Sizing of Capacitor banks for power factor improvement
The Power Factor Correction of electrical loads is a problem common to all industrial companies. Every user which utilizes electrical power to obtain work in various forms continuously asks the mains to supply a certain quantity of active power together with reactive power.
The most common of these on modern systems is the inductive load. Typical examples includes transformer, fluorescent lighting, AC induction motors, Arc/induction, furnaces etc. which draw not, only active power from the supply, but also inductive reactive power (KVAr). Common characteristics of these inductive loads is that they utilize a winding to produce an electromagnetic field which allows the motor or transformer to function and requires certain amount of electrical power in order to maintaining the field.
Therefore Active Power (KW) actually performs the work whereas Reactive Power (KVAr) sustains the electro-magnetic field. This reactive power though is necessary for the equipment to operate correctly but could be interpreted as an undesirable burden on the supply.
If we quantify power factor improvement aspect from the utility company’s point of view, than raising the average operating power factor of the network from 0.7 to 0.9 means:
- Cutting costs due to ohmic losses in the network by 40%
- Increasing the potential of production and distribution plants by 30%.
These figures speak for themselves: it means saving hundreds of thousands of tons of fuel and making several power plants and hundreds of transformer rooms available.
Thus in the case of low power factors utility companies charge higher rates in order to cover the additional costs they must incur due to the inefficiency of the system that taps energy. It is a well-known fact that electricity users relying on alternating current – with the exception of heating elements – absorb from the network not only the active energy they convert into mechanical work, light, heat, etc. but also an inductive reactive energy whose main function is to activate the magnetic fields necessary for the functioning of electric machines.
Power Factor is also defined as cos Ø = kW / KVA
Since kVA = kW + kVAR decreased kVAR requirement from the system has will result in decreased kVA requirement, which will consequently result in lower current consumption from the source.

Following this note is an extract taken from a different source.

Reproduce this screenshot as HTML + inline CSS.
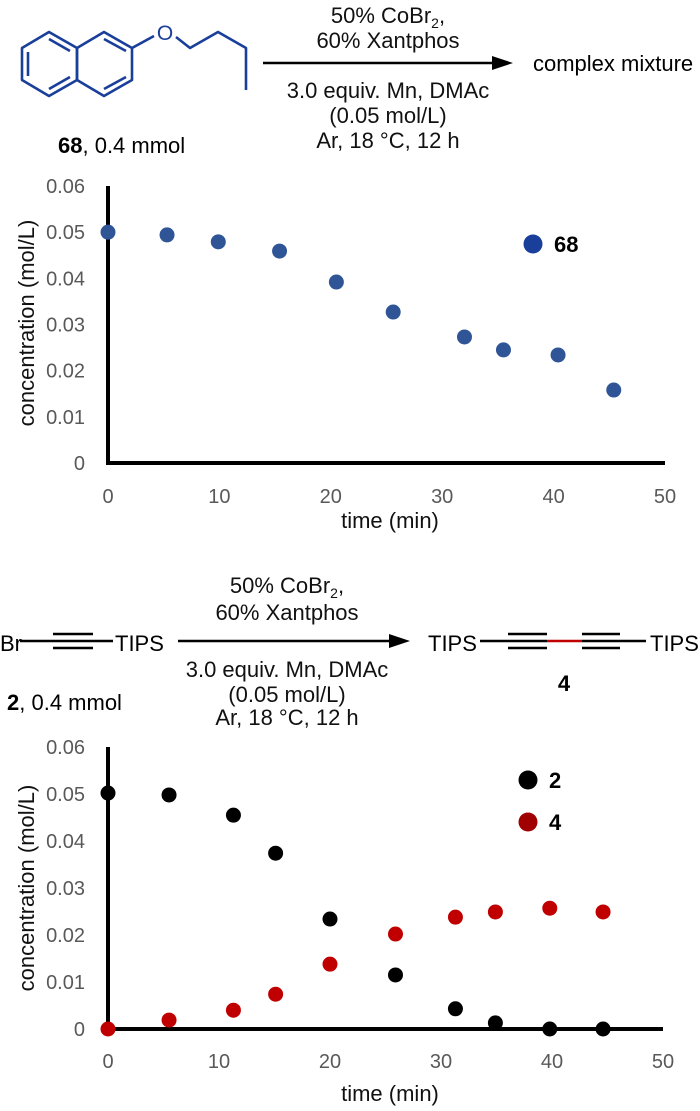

Point to be noted in this case that any load which was operating at a power factor of 0.85 before compensation continues to operate on same power factor of 0.85 even after compensation. It is the source power factor which has been improved by compensating the kVAR requirement of that particular load (or group of loads) from parallel connected capacitor banks. The source is now relieved of providing some amount of kVAR (=kVAR1 – kVAR2).
COMPENSATED kVAR =
kVAR1 – kVAR2 = kW tanØ1 – tan Ø2 = kW [tanØ1 – tan Ø2]
Hence Required Rating of Capacitor banks to be connected = kW [tanØ1 – tan Ø2]
cos Ø1 = Operating Power Factor
cos Ø2 = Target Power Factor or Power Factor after improvement.